Der Lutherpark in Witten
Anders als im Stadtpark darf im Lutherpark in Witten nicht gekifft werden - weil Spielplatz und Skateranlage in Sichtweite liegen. © FUNKE Foto Services | Uwe Möller

Sie sind froh, dass sie dafür nun nicht mehr in der Öffentlichkeit den Schutz der Dunkelheit suchen müssen. „Blöde Blicke“ gebe es aber noch. Sie vermeiden die Nähe zu Kindern, zu Spielplätzen - zumal es in deren Umgebung weiterhin untersagt ist, zu kiffen. Verbotszonen reichen vom Lutherpark über Schulen bis (zumindest tagsüber) zur Fußgängerzone.

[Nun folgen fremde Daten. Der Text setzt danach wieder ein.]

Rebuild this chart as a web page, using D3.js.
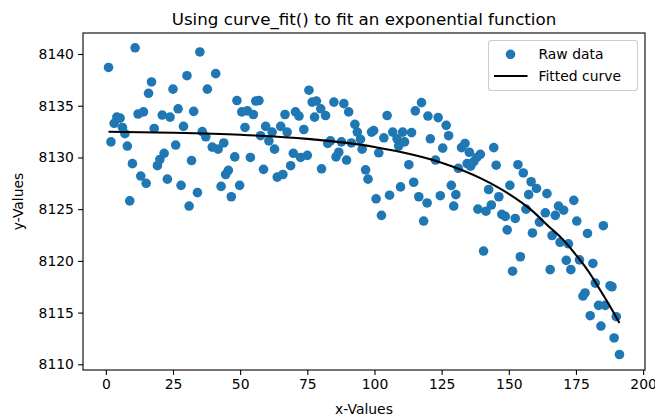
<!DOCTYPE html>
<html>
<head>
<meta charset="utf-8">
<script src="https://cdn.jsdelivr.net/npm/d3@7"></script>
<style>
  html, body { margin: 0; padding: 0; background: #fff; }
  svg { display: block; font-family: "DejaVu Sans", sans-serif; }
</style>
</head>
<body>
<svg id="chart" width="655" height="419"></svg>
<script>
// ---- data ----
const xValues = [1.0,1.9,3.1,4.1,5.3,6.2,7.1,8.0,8.9,9.9,10.9,12.0,13.0,14.0,15.0,15.9,17.0,18.0,19.2,20.1,
  21.0,21.7,22.9,23.9,25.0,26.0,26.9,28.0,28.9,30.2,31.0,31.9,32.7,34.1,35.0,35.9,37.2,37.8,39.6,40.9,
  41.8,42.9,43.9,44.6,45.6,46.7,48.0,48.8,49.8,50.6,51.8,52.7,53.8,54.9,55.8,57.0,57.6,58.7,59.5,60.7,
  61.9,62.8,63.8,65.1,65.9,66.7,67.5,68.8,69.8,70.6,71.9,72.5,73.7,75.0,75.6,76.8,77.7,78.4,80.0,80.3,
  81.8,82.6,83.6,84.9,85.7,86.7,87.7,88.6,89.6,90.4,91.4,92.7,93.6,94.8,95.4,96.7,97.6,98.9,99.7,100.6,
  101.6,102.6,103.5,104.7,105.6,106.8,108.4,109.0,109.7,110.5,111.2,112.8,113.8,114.6,115.2,116.5,117.5,118.3,119.6,119.9,
  120.8,122.7,123.7,124.5,125.4,126.7,127.6,128.6,129.5,130.3,131.2,132.4,133.7,134.5,135.3,135.8,137.0,138.1,139.4,138.5,
  140.6,141.5,142.5,143.5,144.4,145.3,146.3,147.4,148.7,149.4,150.4,151.4,152.4,153.4,154.3,155.4,156.4,157.4,158.3,158.8,
  160.3,161.4,163.6,164.2,165.4,166.1,167.3,168.5,169.1,170.4,171.4,172.2,173.1,174.2,175.3,176.3,177.6,178.4,179.3,180.3,
  181.3,182.2,183.4,184.3,185.2,185.9,187.7,188.4,189.2,190.0,191.2];
const yValues = [8138.7,8131.5,8133.3,8133.9,8133.8,8132.9,8132.3,8131.1,8125.8,8129.4,8140.6,8134.2,8128.2,8134.4,8127.5,8136.2,8137.3,8132.8,8129.2,8129.8,
  8134.1,8130.4,8127.9,8133.9,8136.6,8131.2,8134.7,8127.3,8133.0,8137.9,8125.3,8129.7,8134.45,8126.6,8140.2,8132.5,8132.0,8136.6,8131.0,8138.1,
  8130.8,8127.2,8131.4,8128.35,8128.75,8126.2,8130.05,8135.5,8127.3,8134.4,8132.9,8134.5,8130.0,8134.15,8135.45,8135.5,8132.1,8128.85,8133.0,8131.6,
  8132.45,8130.8,8128.1,8133.0,8128.35,8134.15,8132.45,8129.2,8130.4,8134.4,8134.0,8130.0,8132.7,8130.2,8136.5,8135.35,8133.9,8135.45,8134.7,8128.9,
  8134.05,8131.35,8131.6,8135.35,8130.05,8130.5,8131.5,8135.2,8129.75,8134.4,8131.4,8133.2,8132.45,8131.75,8130.8,8128.8,8127.9,8132.45,8132.6,8126.0,
  8130.45,8124.4,8131.9,8134.05,8126.35,8132.45,8131.8,8131.1,8127.15,8132.45,8131.5,8129.3,8132.4,8127.6,8134.5,8126.2,8135.3,8123.85,8125.6,8134.0,
  8131.8,8129.75,8133.85,8126.3,8130.9,8133.1,8132.1,8127.3,8125.3,8126.4,8128.95,8130.95,8131.35,8129.4,8130.5,8129.15,8129.6,8130.0,8130.3,8125.0,
  8120.95,8124.8,8126.9,8125.4,8130.95,8129.25,8126.2,8124.5,8124.3,8123.0,8127.3,8119.0,8124.1,8129.3,8120.4,8128.5,8125.0,8126.4,8127.65,8122.7,
  8127.0,8123.75,8124.65,8126.5,8119.15,8122.45,8124.4,8125.3,8121.8,8124.9,8120.05,8121.65,8119.15,8125.85,8123.85,8120.1,8116.6,8116.9,8122.65,8114.7,
  8119.75,8117.85,8115.7,8113.7,8123.4,8115.7,8117.6,8117.5,8112.55,8114.6,8110.95];

// fitted curve, sampled from the reference line
const fitX = [1, 25, 50, 75, 100, 125, 140, 150, 158, 165, 170, 174, 180, 183, 187, 191.2];
const fitY = [8132.49, 8132.39, 8132.19, 8131.79, 8131.01, 8129.49, 8127.93, 8126.48, 8125.0, 8123.3, 8122.1, 8120.9, 8118.85, 8117.6, 8115.9, 8114.0];

const xTicks = [0, 25, 50, 75, 100, 125, 150, 175, 200];
const yTicks = [8110, 8115, 8120, 8125, 8130, 8135, 8140];

const titleText = "Using curve_fit() to fit an exponential function";
const xLabel = "x-Values";
const yLabel = "y-Values";
const legendLabels = ["Raw data", "Fitted curve"];

// ---- layout ----
const W = 655, H = 419;
const plot = { left: 83, right: 645, top: 33, bottom: 370 };
const blue = "#1f77b4";
const fs = 13.9;

const svg = d3.select("#chart");

const x = d3.scaleLinear().domain([-8.5, 200.7]).range([plot.left, plot.right]);
const y = d3.scaleLinear().domain([8109.45, 8142.03]).range([plot.bottom, plot.top]);

// points
svg.append("g")
  .selectAll("circle")
  .data(xValues.map((d, i) => [d, yValues[i]]))
  .join("circle")
  .attr("cx", d => x(d[0]))
  .attr("cy", d => y(d[1]))
  .attr("r", 4.8)
  .attr("fill", blue);

// fitted curve
const line = d3.line().x(d => x(d[0])).y(d => y(d[1])).curve(d3.curveMonotoneX);
svg.append("path")
  .datum(fitX.map((d, i) => [d, fitY[i]]))
  .attr("d", line)
  .attr("fill", "none")
  .attr("stroke", "#000")
  .attr("stroke-width", 2.1);

// axes
const xAxis = d3.axisBottom(x).tickValues(xTicks).tickSize(4.9).tickPadding(4.2).tickFormat(d3.format("d"));
const yAxis = d3.axisLeft(y).tickValues(yTicks).tickSize(4.9).tickPadding(4.2).tickFormat(d3.format("d"));

const gx = svg.append("g").attr("transform", `translate(0,${plot.bottom})`).call(xAxis);
const gy = svg.append("g").attr("transform", `translate(${plot.left},0)`).call(yAxis);
[gx, gy].forEach(g => {
  g.select(".domain").remove();
  g.selectAll(".tick line").attr("stroke", "#000").attr("stroke-width", 1.1);
  g.selectAll(".tick text").attr("fill", "#000").style("font-size", fs + "px").style("font-family", "DejaVu Sans");
});

// frame (spines)
svg.append("rect")
  .attr("x", plot.left).attr("y", plot.top)
  .attr("width", plot.right - plot.left).attr("height", plot.bottom - plot.top)
  .attr("fill", "none").attr("stroke", "#000").attr("stroke-width", 1.1);

// title & labels
svg.append("text")
  .attr("x", (plot.left + plot.right) / 2).attr("y", 24.5)
  .attr("text-anchor", "middle").style("font-size", "16.7px").attr("fill", "#000")
  .text(titleText);

svg.append("text")
  .attr("x", (plot.left + plot.right) / 2).attr("y", 414)
  .attr("text-anchor", "middle").style("font-size", fs + "px").attr("fill", "#000")
  .text(xLabel);

svg.append("text")
  .attr("transform", `translate(23,${(plot.top + plot.bottom) / 2}) rotate(-90)`)
  .attr("text-anchor", "middle").style("font-size", fs + "px").attr("fill", "#000")
  .text(yLabel);

// legend
const lg = svg.append("g");
lg.append("rect")
  .attr("x", 488.5).attr("y", 40.5).attr("width", 149).attr("height", 50)
  .attr("rx", 3).attr("fill", "#fff").attr("fill-opacity", 0.8)
  .attr("stroke", "#cccccc").attr("stroke-width", 1.1);
lg.append("circle").attr("cx", 510.5).attr("cy", 54.3).attr("r", 4.8).attr("fill", blue);
lg.append("line").attr("x1", 494).attr("x2", 527.5).attr("y1", 76).attr("y2", 76)
  .attr("stroke", "#000").attr("stroke-width", 2.1);
lg.selectAll("text.lab").data(legendLabels).join("text")
  .attr("class", "lab")
  .attr("x", 538.5).attr("y", (d, i) => 54.3 + i * 21.8)
  .attr("dy", "0.36em")
  .style("font-size", fs + "px").attr("fill", "#000")
  .text(d => d);
</script>
</body>
</html>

Der Nachmittag neigt sich dem Ende zu, Lea und Julia brechen in den frühen Abend auf. Lea wird ihr farbiges „Haze“-Döschen heute bestimmt noch mal auspacken. Sie sind nicht die Einzigen, die bei dem wärmeren Wetter nun immer öfter draußen kiffen. Auch von der Liegewiese im Park weht ein süßlicher Duft herüber. Alles ganz legal.